Vengan, dice Muhammed, y nos lleva al cineasta y a mí hasta la antigua fábrica de baterías, sede en 1995 del Dutchbat, el escuadrón holandés encargado de proteger a unos 60 000 musulmanes instalados en Srebrenica, declarada en 1993 “área segura” por las Naciones Unidas.

Es verano pero las enormes galerías de hormigón de la antigua base permanecen heladas. La más grande alberga una exposición fotográfica sobre la masacre. Algunas instantáneas han perdido color y otras están a punto de caer. Da la apariencia de un lugar abandonado.

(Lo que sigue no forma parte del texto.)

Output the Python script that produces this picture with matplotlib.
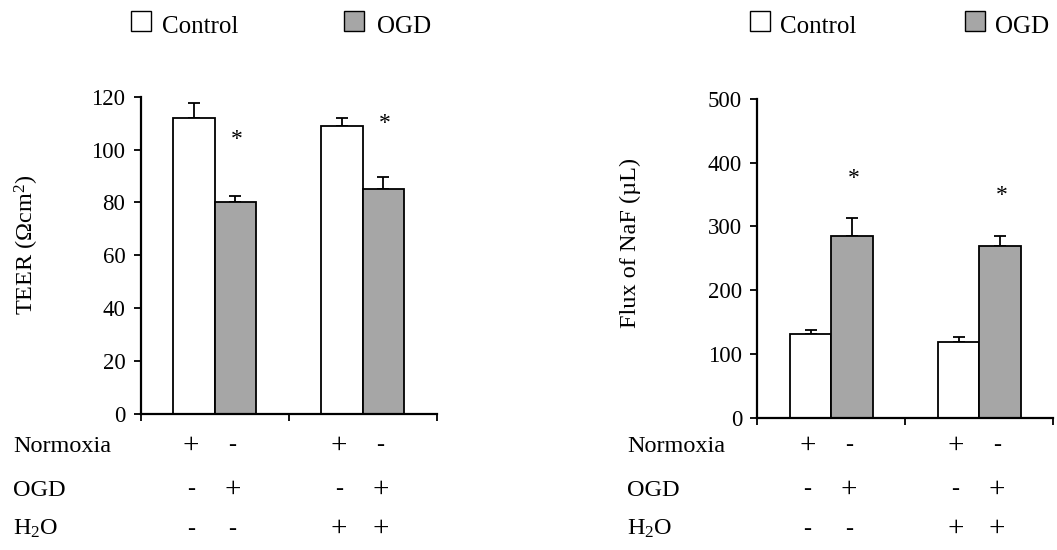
import matplotlib
matplotlib.use('Agg')
import matplotlib.pyplot as plt
from matplotlib.patches import Rectangle
from matplotlib.transforms import blended_transform_factory

plt.rcParams['font.family'] = ['Liberation Serif', 'DejaVu Serif']
plt.rcParams['mathtext.fontset'] = 'custom'
plt.rcParams['mathtext.rm'] = 'Liberation Serif'
plt.rcParams['mathtext.it'] = 'Liberation Serif:italic'
plt.rcParams['font.size'] = 16

# data
groups = [0, 1]
teer_control = [112, 109]
teer_control_err = [5.6, 3]
teer_ogd = [80, 85]
teer_ogd_err = [2.5, 4.5]
teer_star = [104, 110]

naf_control = [131, 119]
naf_control_err = [7, 7]
naf_ogd = [285, 270]
naf_ogd_err = [28, 15]
naf_star = [376, 348]

row_labels = ['Normoxia', 'OGD', 'H$_2$O']
row_signs = [['+', '-', '+', '-'],
             ['-', '+', '-', '+'],
             ['-', '-', '+', '+']]

W, H = 1057, 550
fig = plt.figure(figsize=(W / 100, H / 100), dpi=100)

bw = 0.28
grey = '#a6a6a6'
fs = 17.5


def panel(rect, ctrl, ctrl_err, ogd, ogd_err, stars, ymax, step, ylabel, label_xy, table_x):
    ax = fig.add_axes(rect)
    xc = [g - bw / 2 for g in groups]
    xo = [g + bw / 2 for g in groups]
    ax.bar(xc, ctrl, width=bw, color='white', edgecolor='black', linewidth=1.3, zorder=2)
    ax.bar(xo, ogd, width=bw, color=grey, edgecolor='black', linewidth=1.3, zorder=2)
    ax.errorbar(xc, ctrl, yerr=[[0, 0], ctrl_err], fmt='none', ecolor='black',
                elinewidth=1.3, capsize=4, capthick=1.3, zorder=1)
    ax.errorbar(xo, ogd, yerr=[[0, 0], ogd_err], fmt='none', ecolor='black',
                elinewidth=1.3, capsize=4, capthick=1.3, zorder=1)
    for x, s in zip(xo, stars):
        ax.text(x + 0.01, s, '*', ha='center', va='center', fontsize=17)

    ax.set_xlim(-0.5, 1.5)
    ax.set_ylim(0, ymax)
    ax.set_yticks(range(0, ymax + 1, step))
    ax.set_xticks([-0.5, 0.5, 1.5])
    ax.set_xticklabels([])
    ax.tick_params(direction='out', length=5, width=1.3, labelsize=16.5, pad=6)
    for sp in ['top', 'right']:
        ax.spines[sp].set_visible(False)
    for sp in ['left', 'bottom']:
        ax.spines[sp].set_linewidth(1.6)

    fig.text(label_xy[0] / W, 1 - label_xy[1] / H, ylabel, rotation=90,
             ha='center', va='center', fontsize=fs)

    # condition table under the axis
    tr = blended_transform_factory(ax.transData, fig.transFigure)
    xs = [xc[0], xo[0], xc[1], xo[1]]
    row_y = [446, 490, 529]
    for lab, signs, ry in zip(row_labels, row_signs, row_y):
        fig.text(table_x / W, 1 - ry / H, lab, ha='left', va='center', fontsize=fs)
        for x, s in zip(xs, signs):
            size = 21 if s == '+' else fs
            ax.text(x - 0.02, 1 - ry / H, s, transform=tr, ha='center', va='center', fontsize=size)
    return ax


panel([140.7 / W, 1 - 414 / H, 296 / W, (414 - 96.7) / H],
      teer_control, teer_control_err, teer_ogd, teer_ogd_err, teer_star,
      120, 20, 'TEER (Ωcm$^2$)', (27, 245), 13)
panel([757.3 / W, 1 - 417.7 / H, 296 / W, (417.7 - 99) / H],
      naf_control, naf_control_err, naf_ogd, naf_ogd_err, naf_star,
      500, 100, 'Flux of NaF (µL)', (630, 243), 627)

# legends
for bx, tx, label, col in [(131, 162, 'Control', 'white'), (344, 377, 'OGD', grey),
                           (750, 780, 'Control', 'white'), (965, 995, 'OGD', grey)]:
    fig.patches.append(Rectangle((bx / W, 1 - 31 / H), 20 / W, 20 / H, facecolor=col,
                                 edgecolor='black', linewidth=1.0,
                                 transform=fig.transFigure, figure=fig))
    fig.text(tx / W, 1 - 33 / H, label, ha='left', va='baseline', fontsize=18)

fig.savefig('out.png', dpi=100)
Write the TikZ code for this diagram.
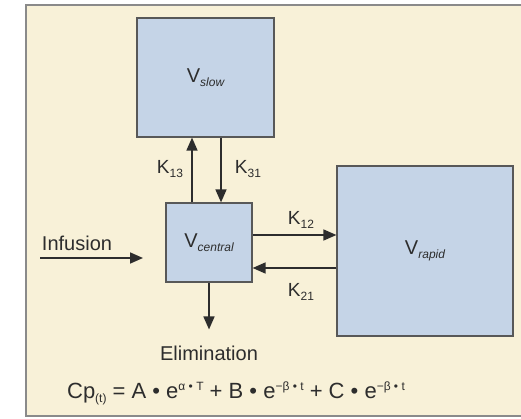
\documentclass[tikz,border=0pt]{standalone}
\usepackage{fontspec}
\setmainfont{Liberation Sans}
\definecolor{creambg}{RGB}{248,241,216}
\definecolor{boxblue}{RGB}{197,212,231}
\definecolor{edgegray}{RGB}{88,88,88}
\definecolor{inkgray}{RGB}{45,45,45}
\usetikzlibrary{arrows.meta,positioning,calc}
\newcommand{\lowsub}[1]{{\fontsize{12}{12}\selectfont\raisebox{-4pt}{#1}}}
\newcommand{\highsup}[1]{{\fontsize{12}{12}\selectfont\raisebox{8pt}{#1}}}

\begin{document}
\begin{tikzpicture}[x=1pt, y=-1pt,
    compartment/.style={draw=edgegray, line width=1.2pt, fill=boxblue,
      inner sep=0pt, text=inkgray, font=\fontsize{20}{22}\selectfont},
    flow/.style={draw=inkgray, line width=1.6pt,
      -{Triangle[length=13pt, width=11pt]}},
    rate/.style={text=inkgray, font=\fontsize{19}{21}\selectfont, inner sep=0pt}]
  % frame and background
  \useasboundingbox (0,0) rectangle (521,419);
  \fill[white] (0,0) rectangle (521,419);
  \draw[edgegray!70, line width=1.5pt, fill=creambg] (26,5) rectangle (530,416);

  % compartments
  \node[compartment, minimum width=137pt, minimum height=119pt] (slow) at (205.5,77.5)
    {V\lowsub{\itshape slow}};
  \node[compartment, minimum width=86pt, minimum height=79pt] (central) at (209,242.5)
    {V\lowsub{\itshape central}};
  \node[compartment, minimum width=176pt, minimum height=170pt] (rapid) at (425,251)
    {V\lowsub{\itshape rapid}};

  % free ends
  \coordinate (infstart) at (40,258);
  \coordinate (infend) at (143,258);
  \node[rate, font=\fontsize{20}{22}\selectfont] (infusion) at (77,243) {Infusion};
  \node[rate, font=\fontsize{20}{22}\selectfont] (elim) at (209,353) {Elimination};

  % transfers
  \draw[flow] ([xshift=-17pt]central.north) -- ([xshift=-17pt]central.north |- slow.south);
  \draw[flow] ([xshift=12pt]central.north |- slow.south) -- ([xshift=12pt]central.north);
  \draw[flow] ([yshift=7.5pt]central.east) -- ([yshift=7.5pt]central.east -| rapid.west);
  \draw[flow] ([yshift=-25.5pt]central.east -| rapid.west) -- ([yshift=-25.5pt]central.east);
  \draw[flow] (infstart) -- (infend);
  \draw[flow] (central.south) -- ([yshift=16pt]elim.north);

  % rate constants
  \node[rate] (k13) at (170,169) {K\lowsub{13}};
  \node[rate] (k31) at (248,169) {K\lowsub{31}};
  \node[rate] (k12) at (301,220) {K\lowsub{12}};
  \node[rate] (k21) at (301,292) {K\lowsub{21}};

  % plasma concentration
  \node[rate, font=\fontsize{22}{24}\selectfont] (cp) at (236,393)
    {Cp\lowsub{(t)} = A • e\highsup{α • T} + B • e\highsup{−β • t} + C • e\highsup{−β • t}};
\end{tikzpicture}
\end{document}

En una de las instantáneas consta parte de la conversación transcrita entre Radovan Karadzic y un subalterno: “Todos tienen que morir, todo el que te encuentres”.

Muhammed nos conduce al extremo derecho del pabellón. “¿Tiene linterna tu móvil?”. Se lo entrego con la luz encendida. Pide que no entren las niñas. En la pequeña habitación hay una pared cubierta de manchas rojas hasta la mitad. “Es sangre”, dice. Huele diferente al resto del galpón, un olor a químico, y hace más frío. “Estaba llena de personas cuando los serbios lanzaron una granada por la ventana. Mataron a todos”, explica mientras baja la mirada y se restriega la frente.

En el centro de la galería, una estancia separada por tablones ocupa otra muestra. Son fotografías de las víctimas, proporcionadas por las familias, con objetos recuperados de los cadáveres y una breve historia de sus vidas.

Una de ellas es la de Ismet Hasanovic, de 38 años. En sus bolsillos los forenses encontraron dos canicas, una azul y otra roja con pintitas verdes. Su familia huyó de Srebrenica a Eslovenia en 1992 tras la matanza de musulmanes en la ciudad de Visegrad. Pero Ismet decidió quedarse y ayudar a recuperar los cadáveres de sus compatriotas arrojados al río Drina. Fue visto por última vez en Kamenica, una de las localidades que cruzó la columna humana que huyó a Tuzla, ciudad musulmana a 55 kilómetros de Srebrenica, poco antes de la llegada del ejército serbobosnio.

En la foto, Ismet muestra media sonrisa y aunque es imposible dejar de imaginármelo sacando cuerpos inertes de un río, lucho contra esa imagen a fuerza de las risotadas que le invento.